Built for Throughput, Not Just Service
Babcock’s move to its expanded Isando facility was a strategic decision driven by capacity and control.
“Our previous branch faced space constraints, particularly for truck-and-trailer combinations,” Black explains. “During peak months, that limits throughput - and throughput directly impacts uptime.”
The Isando facility now operates 20 drive-through workshop bays capable of accommodating full truck and trailer combinations under one roof, supported by nine DAF-trained technicians and a dedicated service advisory team. With triple the wash bay capacity of the previous site and expanded yard space designed to handle complete vehicle combinations, the facility is purpose-built for efficient, high-volume throughput.
“Our parts fill rate currently sits at approximately 99% on fast-moving lines,” Black adds. “That significantly reduces vehicle standstill due to parts delays.”
For high-utilisation fleets, capacity and parts availability are not background factors - they are operational safeguards.

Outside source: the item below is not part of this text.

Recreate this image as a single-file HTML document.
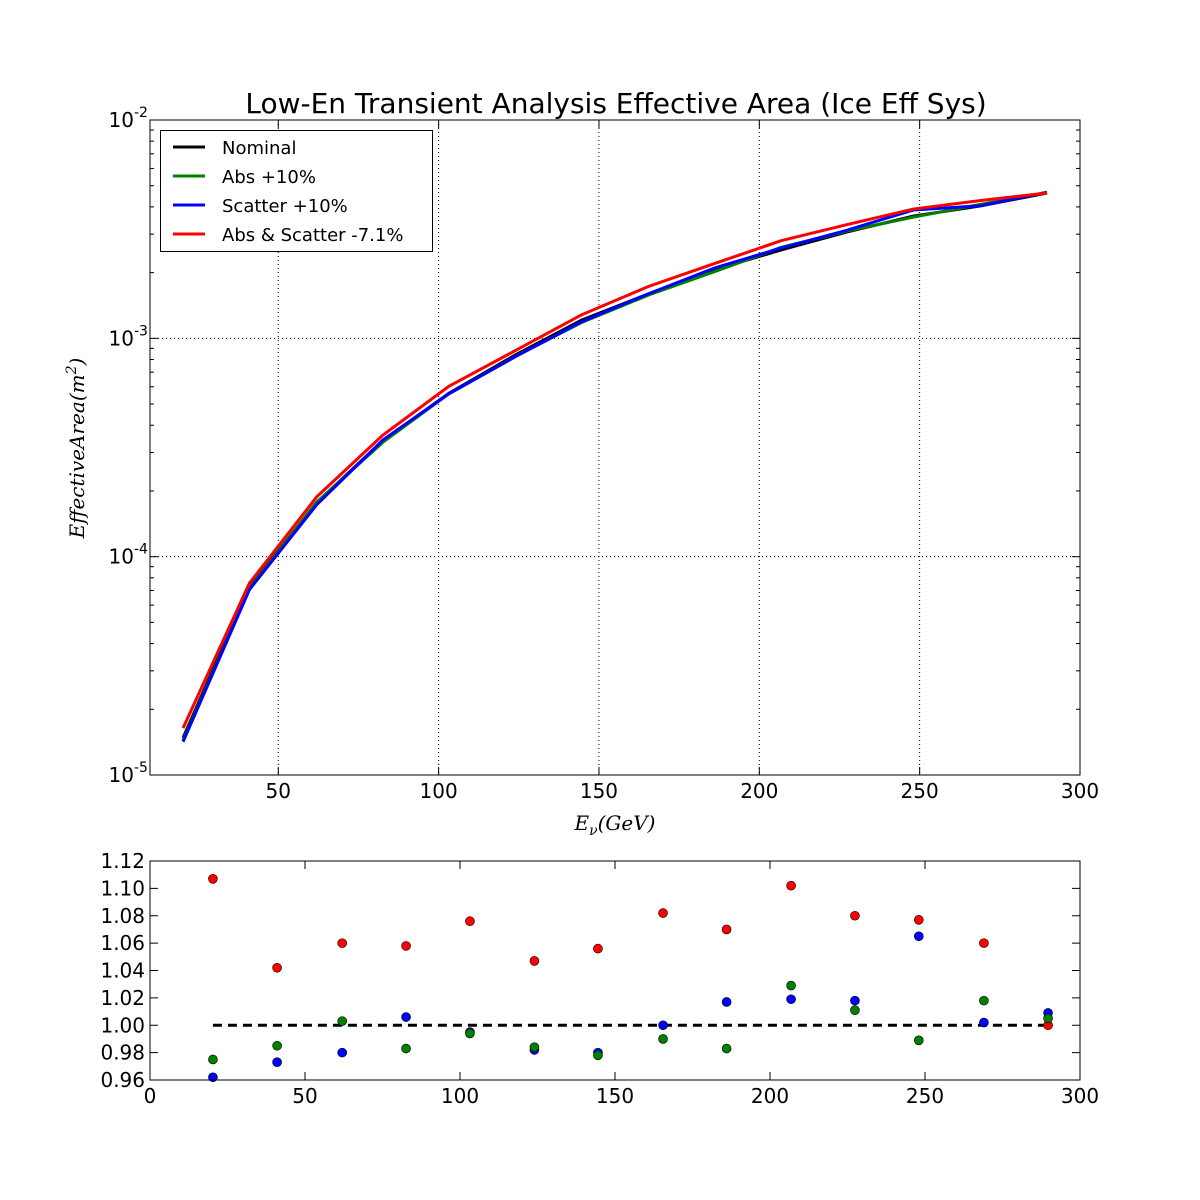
<!DOCTYPE html>
<html><head><meta charset="utf-8"><style>
html,body{margin:0;padding:0;background:#fff;}
svg{display:block;font-family:"DejaVu Sans","Liberation Sans",sans-serif;}
</style></head><body>
<svg id="chart" width="1200" height="1200" viewBox="0 0 1200 1200">
<rect x="0" y="0" width="1200" height="1200" fill="#fff"/>
<text x="616" y="113" font-size="28" text-anchor="middle">Low-En Transient Analysis Effective Area (Ice Eff Sys)</text>
<g id="topPanel"></g>
<g id="botPanel"></g>
<text x="615" y="830" font-size="20" font-style="italic" font-family="DejaVu Serif,serif" text-anchor="middle">E<tspan font-size="14" dy="5">ν</tspan><tspan dy="-5">(GeV)</tspan></text>
<text transform="translate(84,448) rotate(-90)" font-size="20" font-style="italic" font-family="DejaVu Serif,serif" text-anchor="middle">EffectiveArea(m<tspan font-size="14" dy="-8">2</tspan><tspan dy="8">)</tspan></text>
</svg>
<script>
const energies=[20.3,41,62,82.6,103.2,124,144.5,165.5,186,206.8,227.4,248,269,289.7];
const nominal=[1.48e-5,7.26e-5,1.77e-4,3.4e-4,5.6e-4,8.4e-4,1.21e-3,1.6e-3,2.06e-3,2.54e-3,3.07e-3,3.63e-3,4.04e-3,4.63e-3];
const absPlus=[1.44e-5,7.15e-5,1.78e-4,3.34e-4,5.57e-4,8.27e-4,1.18e-3,1.58e-3,2.02e-3,2.61e-3,3.1e-3,3.59e-3,4.11e-3,4.65e-3];
const scatPlus=[1.42e-5,7.06e-5,1.73e-4,3.42e-4,5.57e-4,8.25e-4,1.19e-3,1.6e-3,2.1e-3,2.59e-3,3.13e-3,3.87e-3,4.05e-3,4.67e-3];
const absScat=[1.64e-5,7.56e-5,1.88e-4,3.6e-4,6.03e-4,8.8e-4,1.28e-3,1.73e-3,2.2e-3,2.8e-3,3.32e-3,3.91e-3,4.28e-3,4.63e-3];
const ratioRed=[1.107,1.042,1.060,1.058,1.076,1.047,1.056,1.082,1.070,1.102,1.080,1.077,1.060,1.000];
const ratioBlue=[0.962,0.973,0.980,1.006,0.995,0.982,0.980,1.000,1.017,1.019,1.018,1.065,1.002,1.009];
const ratioGreen=[0.975,0.985,1.003,0.983,0.994,0.984,0.978,0.990,0.983,1.029,1.011,0.989,1.018,1.005];
const topXTicks=[50,100,150,200,250,300];
const botXTicks=[0,50,100,150,200,250,300];
const botYTicks=[0.96,0.98,1.00,1.02,1.04,1.06,1.08,1.10,1.12];
const decades=[-5,-4,-3,-2];

const NS="http://www.w3.org/2000/svg";
function mk(p,t,a){const e=document.createElementNS(NS,t);for(const k in a)e.setAttribute(k,a[k]);p.appendChild(e);return e;}
const T={l:150,r:1080,t:120,b:775};
const B={l:150,r:1080,t:861,b:1080};
const tx=v=>T.l+(v-10)/(300-10)*(T.r-T.l);
const ty=v=>T.t+(-2-Math.log10(v))/3*(T.b-T.t);
const bx=v=>B.l+v/300*(B.r-B.l);
const by=v=>B.b-(v-0.96)/0.16*(B.b-B.t);
const topG=document.getElementById('topPanel'),botG=document.getElementById('botPanel');

topXTicks.forEach(v=>{const x=tx(v);
 if(v<300){const g=mk(topG,'line',{x1:x,x2:x,y1:T.t,y2:T.b,stroke:'#000','stroke-dasharray':'1,3','stroke-width':1});
 }
 mk(topG,'line',{x1:x,x2:x,y1:T.b,y2:T.b-8,stroke:'#000'});mk(topG,'line',{x1:x,x2:x,y1:T.t,y2:T.t+8,stroke:'#000'});
 const t=mk(topG,'text',{x:x,y:T.b+23,'font-size':20,'text-anchor':'middle'});t.textContent=v;
 });
decades.forEach(d=>{const y=ty(Math.pow(10,d));
 if(d>-5&&d<-2){const g=mk(topG,'line',{x1:T.l,x2:T.r,y1:y,y2:y,stroke:'#000','stroke-dasharray':'1,3'});
 }
 mk(topG,'line',{x1:T.l,x2:T.l+8,y1:y,y2:y,stroke:'#000'});mk(topG,'line',{x1:T.r,x2:T.r-8,y1:y,y2:y,stroke:'#000'});
 const t=mk(topG,'text',{x:T.l-16,y:y+7,'font-size':20,'text-anchor':'end'});t.textContent='10';
 
 const s=mk(topG,'text',{x:T.l-16,y:y-3,'font-size':14,'text-anchor':'start'});s.textContent=String(d);
 
 if(d<-2)for(let m=2;m<10;m++){const yy=ty(m*Math.pow(10,d));
 mk(topG,'line',{x1:T.l,x2:T.l+4,y1:yy,y2:yy,stroke:'#000'});mk(topG,'line',{x1:T.r,x2:T.r-4,y1:yy,y2:yy,stroke:'#000'});}});
[[nominal,'#000','nominal-line'],[absPlus,'#008000','abs-plus-10-line'],[scatPlus,'#0000ff','scatter-plus-10-line'],[absScat,'#ff0000','abs-scatter-minus-7-line']].forEach(s=>{
 const p=mk(topG,'polyline',{points:energies.map((e,i)=>tx(e)+','+ty(s[0][i])).join(' '),fill:'none',stroke:s[1],'stroke-width':3});
 });
mk(topG,'rect',{x:T.l,y:T.t,width:T.r-T.l,height:T.b-T.t,fill:'none',stroke:'#000'});
const lg=mk(topG,'g',{});
mk(lg,'rect',{x:160.5,y:130.5,width:272,height:121,fill:'#fff',stroke:'#000'});
[['Nominal','#000'],['Abs +10%','#008000'],['Scatter +10%','#0000ff'],['Abs & Scatter -7.1%','#ff0000']].forEach((e,i)=>{
 const g=mk(lg,'g',{});
 const y=147+i*29;mk(g,'line',{x1:173,x2:205,y1:y,y2:y,stroke:e[1],'stroke-width':3});
 const t=mk(g,'text',{x:222,y:y+7,'font-size':18});t.textContent=e[0];});

botXTicks.forEach(v=>{const x=bx(v);
 mk(botG,'line',{x1:x,x2:x,y1:B.b,y2:B.b-8,stroke:'#000'});mk(botG,'line',{x1:x,x2:x,y1:B.t,y2:B.t+8,stroke:'#000'});
 const t=mk(botG,'text',{x:x,y:B.b+23,'font-size':20,'text-anchor':'middle'});t.textContent=v;
 });
botYTicks.forEach(v=>{const y=by(v);
 mk(botG,'line',{x1:B.l,x2:B.l+8,y1:y,y2:y,stroke:'#000'});mk(botG,'line',{x1:B.r,x2:B.r-8,y1:y,y2:y,stroke:'#000'});
 const t=mk(botG,'text',{x:B.l-5,y:y+7,'font-size':20,'text-anchor':'end'});t.textContent=v.toFixed(2);
 });
const ref=mk(botG,'line',{x1:bx(energies[0]),x2:bx(energies[energies.length-1]),y1:by(1),y2:by(1),stroke:'#000','stroke-width':3,'stroke-dasharray':'9,6'});

[[ratioRed,'#ff0000','ratio-point-abs-scatter'],[ratioBlue,'#0000ff','ratio-point-scatter'],[ratioGreen,'#008000','ratio-point-abs']].forEach(s=>{
 energies.forEach((e,i)=>{const c=mk(botG,'circle',{cx:bx(e),cy:by(s[0][i]),r:4.5,fill:s[1],stroke:'#000','stroke-width':0.6});
 });});
mk(botG,'rect',{x:B.l,y:B.t,width:B.r-B.l,height:B.b-B.t,fill:'none',stroke:'#000'});
</script>
</body></html>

The Failures That Cost the Most
During peak operating cycles, certain risks surface consistently. Cooling systems come under strain. Air systems begin to show fatigue. Friction components such as brakes and clutches reach end-of-life faster when vehicles are not inspected at structured intervals. Battery neglect is another common contributor to roadside events.
“These failures are rarely sudden,” says Black. “They are usually the result of missed preventative windows.”
The financial difference between a planned intervention and an unplanned roadside breakdown can be significant - particularly once recovery, downtime and secondary damage are factored in.
Babcock’s average roadside response time across key corridors currently sits at approximately 2:30 hours, supported by 25 mobile service units nationally.
“Prevention will always cost less than recovery.”
Process-Driven Prevention
At the core of Babcock’s aftermarket strategy is the DAF RMI (Repair & Maintenance Inspection) process - a structured, OEM-led system that ensures each vehicle is inspected methodically and released only once quality standards are met.
“It’s not just about replacing parts,” Black explains. “Every vehicle is checked systematically against DAF requirements. That reduces repeat failures and protects lifecycle performance.”
Currently, approximately 98% of new DAF units delivered are supported by structured service or maintenance plans - reinforcing preventative discipline from day one.
This approach supports fuel efficiency, protects resale value and reduces unexpected downtime - three pillars of total cost of ownership.
Partnership Over Transaction
Black is clear that aftermarket performance is shared responsibility.
“The fleets that achieve consistent uptime are the ones who plan - who commit to scheduled inspections and preventative maintenance.”
Babcock supports this with tailored repair and maintenance programmes aligned to specific duty cycles, proactive follow-up on roadside incidents, and structured service planning.
“Aftermarket is not transactional,” he concludes. “It’s a partnership built around operational predictability.”